Problem details
Pick every line from the data that holds the word "this".

* begin Records to process *

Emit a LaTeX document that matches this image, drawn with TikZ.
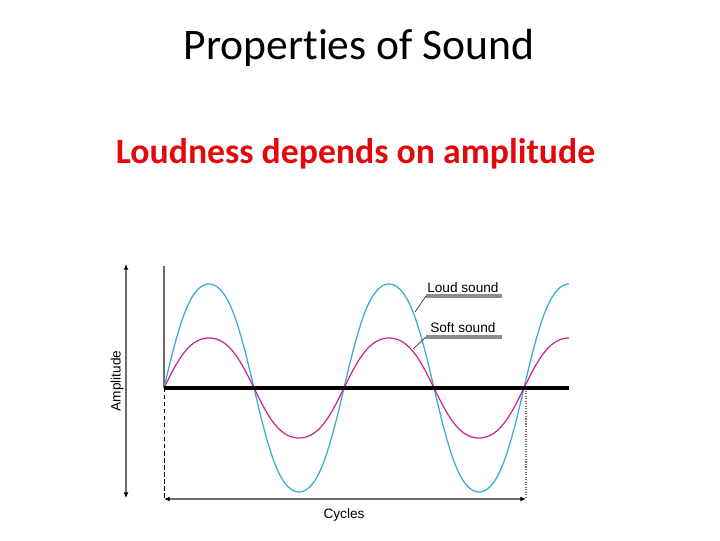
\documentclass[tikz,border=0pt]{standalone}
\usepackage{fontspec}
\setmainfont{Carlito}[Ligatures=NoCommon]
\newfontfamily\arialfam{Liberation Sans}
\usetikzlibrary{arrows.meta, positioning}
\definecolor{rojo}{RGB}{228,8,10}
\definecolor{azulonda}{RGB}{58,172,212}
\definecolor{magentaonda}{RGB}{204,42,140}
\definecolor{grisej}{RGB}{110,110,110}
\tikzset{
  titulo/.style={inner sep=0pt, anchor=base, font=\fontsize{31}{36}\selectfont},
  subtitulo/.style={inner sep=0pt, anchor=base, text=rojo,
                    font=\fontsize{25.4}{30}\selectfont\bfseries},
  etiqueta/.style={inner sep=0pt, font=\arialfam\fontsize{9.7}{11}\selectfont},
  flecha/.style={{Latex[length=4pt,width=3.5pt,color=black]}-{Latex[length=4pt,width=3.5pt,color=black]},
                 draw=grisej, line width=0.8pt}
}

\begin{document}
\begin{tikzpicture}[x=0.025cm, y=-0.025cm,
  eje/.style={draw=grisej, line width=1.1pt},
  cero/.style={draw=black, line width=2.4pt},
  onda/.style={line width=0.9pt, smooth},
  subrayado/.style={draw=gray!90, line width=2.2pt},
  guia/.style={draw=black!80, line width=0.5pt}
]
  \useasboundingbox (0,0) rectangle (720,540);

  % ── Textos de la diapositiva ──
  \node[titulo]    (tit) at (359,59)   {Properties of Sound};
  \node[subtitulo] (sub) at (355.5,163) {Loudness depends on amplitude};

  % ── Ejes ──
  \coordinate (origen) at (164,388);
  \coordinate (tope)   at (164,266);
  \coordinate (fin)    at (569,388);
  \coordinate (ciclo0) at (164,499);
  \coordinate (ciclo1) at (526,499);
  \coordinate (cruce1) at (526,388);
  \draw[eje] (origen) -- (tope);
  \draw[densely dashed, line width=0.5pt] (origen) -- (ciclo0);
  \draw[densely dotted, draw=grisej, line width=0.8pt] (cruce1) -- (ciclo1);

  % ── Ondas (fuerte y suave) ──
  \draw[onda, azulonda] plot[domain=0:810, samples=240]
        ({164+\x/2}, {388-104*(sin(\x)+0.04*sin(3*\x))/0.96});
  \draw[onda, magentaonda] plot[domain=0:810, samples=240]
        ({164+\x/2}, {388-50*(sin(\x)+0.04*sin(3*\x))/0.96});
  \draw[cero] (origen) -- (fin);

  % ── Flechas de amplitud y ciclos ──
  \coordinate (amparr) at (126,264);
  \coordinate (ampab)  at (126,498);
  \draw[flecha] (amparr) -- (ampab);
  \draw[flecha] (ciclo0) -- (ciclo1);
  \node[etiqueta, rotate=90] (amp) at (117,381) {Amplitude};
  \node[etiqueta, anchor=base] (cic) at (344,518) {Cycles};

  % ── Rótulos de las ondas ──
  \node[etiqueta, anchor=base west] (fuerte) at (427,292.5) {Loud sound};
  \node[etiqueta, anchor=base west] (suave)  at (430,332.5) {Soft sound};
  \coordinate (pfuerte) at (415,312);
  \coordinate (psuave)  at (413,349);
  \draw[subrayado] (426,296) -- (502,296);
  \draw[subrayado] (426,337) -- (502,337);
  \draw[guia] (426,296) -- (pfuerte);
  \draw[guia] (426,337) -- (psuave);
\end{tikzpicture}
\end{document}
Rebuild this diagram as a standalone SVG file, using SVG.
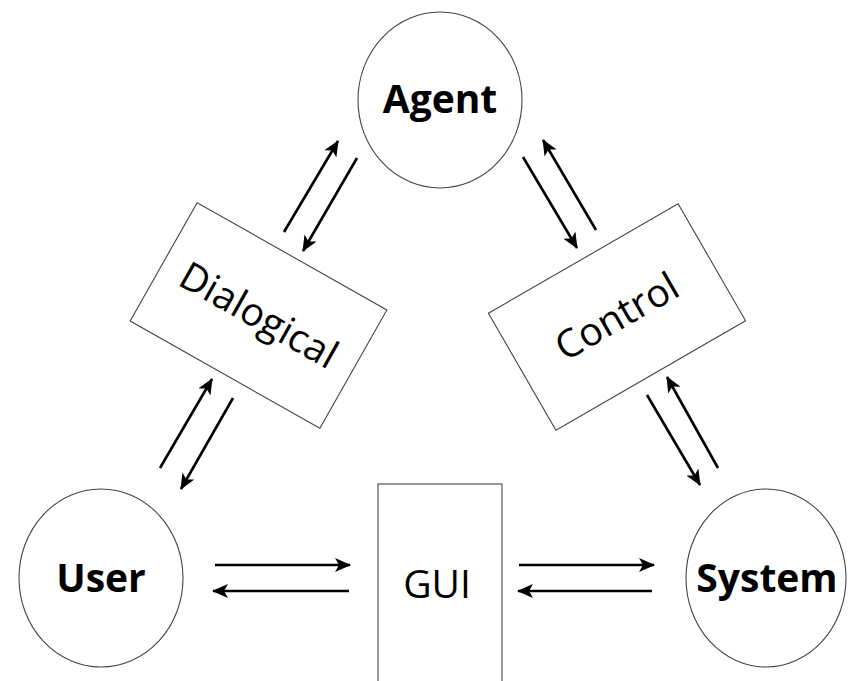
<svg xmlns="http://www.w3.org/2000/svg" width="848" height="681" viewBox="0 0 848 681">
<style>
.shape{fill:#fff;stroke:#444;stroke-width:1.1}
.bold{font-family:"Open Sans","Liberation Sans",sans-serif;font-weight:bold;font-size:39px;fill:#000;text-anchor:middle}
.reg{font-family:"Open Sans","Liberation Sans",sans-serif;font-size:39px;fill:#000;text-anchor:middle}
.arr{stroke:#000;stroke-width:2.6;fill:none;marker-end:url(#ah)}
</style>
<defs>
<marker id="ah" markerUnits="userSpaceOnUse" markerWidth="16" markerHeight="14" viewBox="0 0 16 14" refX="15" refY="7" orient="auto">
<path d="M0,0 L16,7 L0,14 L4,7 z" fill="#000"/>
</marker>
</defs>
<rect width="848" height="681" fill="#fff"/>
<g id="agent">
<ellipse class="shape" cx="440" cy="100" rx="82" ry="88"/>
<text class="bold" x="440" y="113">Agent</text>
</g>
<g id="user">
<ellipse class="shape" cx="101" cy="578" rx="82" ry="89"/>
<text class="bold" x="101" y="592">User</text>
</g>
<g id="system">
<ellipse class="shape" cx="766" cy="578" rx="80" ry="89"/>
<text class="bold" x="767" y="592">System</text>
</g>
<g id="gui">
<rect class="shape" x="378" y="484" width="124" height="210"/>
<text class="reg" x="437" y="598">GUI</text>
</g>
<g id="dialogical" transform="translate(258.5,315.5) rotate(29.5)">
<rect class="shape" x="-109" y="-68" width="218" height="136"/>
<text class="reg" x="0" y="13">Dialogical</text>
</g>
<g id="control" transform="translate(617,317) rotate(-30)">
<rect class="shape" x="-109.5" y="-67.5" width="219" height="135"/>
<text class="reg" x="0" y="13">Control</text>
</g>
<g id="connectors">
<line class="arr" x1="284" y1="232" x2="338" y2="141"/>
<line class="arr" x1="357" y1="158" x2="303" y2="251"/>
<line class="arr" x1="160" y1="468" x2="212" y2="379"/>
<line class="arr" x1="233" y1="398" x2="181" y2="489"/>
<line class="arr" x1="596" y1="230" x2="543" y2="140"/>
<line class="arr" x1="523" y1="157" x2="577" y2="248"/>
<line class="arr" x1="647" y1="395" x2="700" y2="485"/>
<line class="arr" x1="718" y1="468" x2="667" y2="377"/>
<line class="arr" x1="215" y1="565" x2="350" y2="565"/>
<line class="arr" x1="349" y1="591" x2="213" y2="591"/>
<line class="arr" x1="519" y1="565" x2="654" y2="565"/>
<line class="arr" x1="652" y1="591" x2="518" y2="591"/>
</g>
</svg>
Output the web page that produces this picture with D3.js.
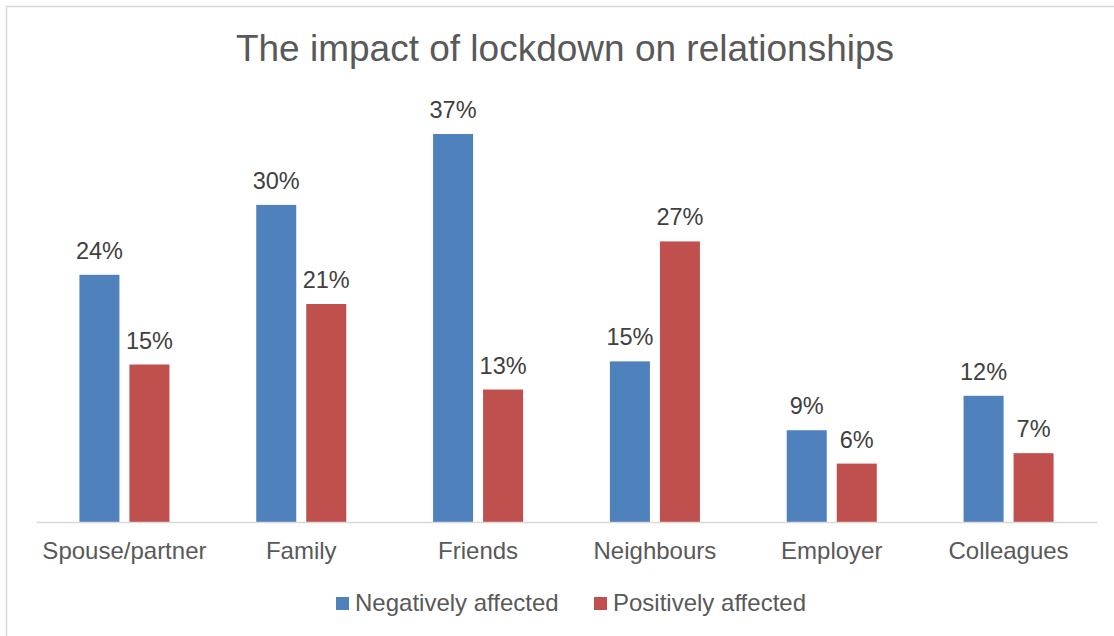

* end Records to process *

Answer to the exercise
Emit a LaTeX document that matches this image, drawn with TikZ.
Rebuild this diagram as a standalone SVG file, using SVG.
Output the web page that produces this picture with D3.js.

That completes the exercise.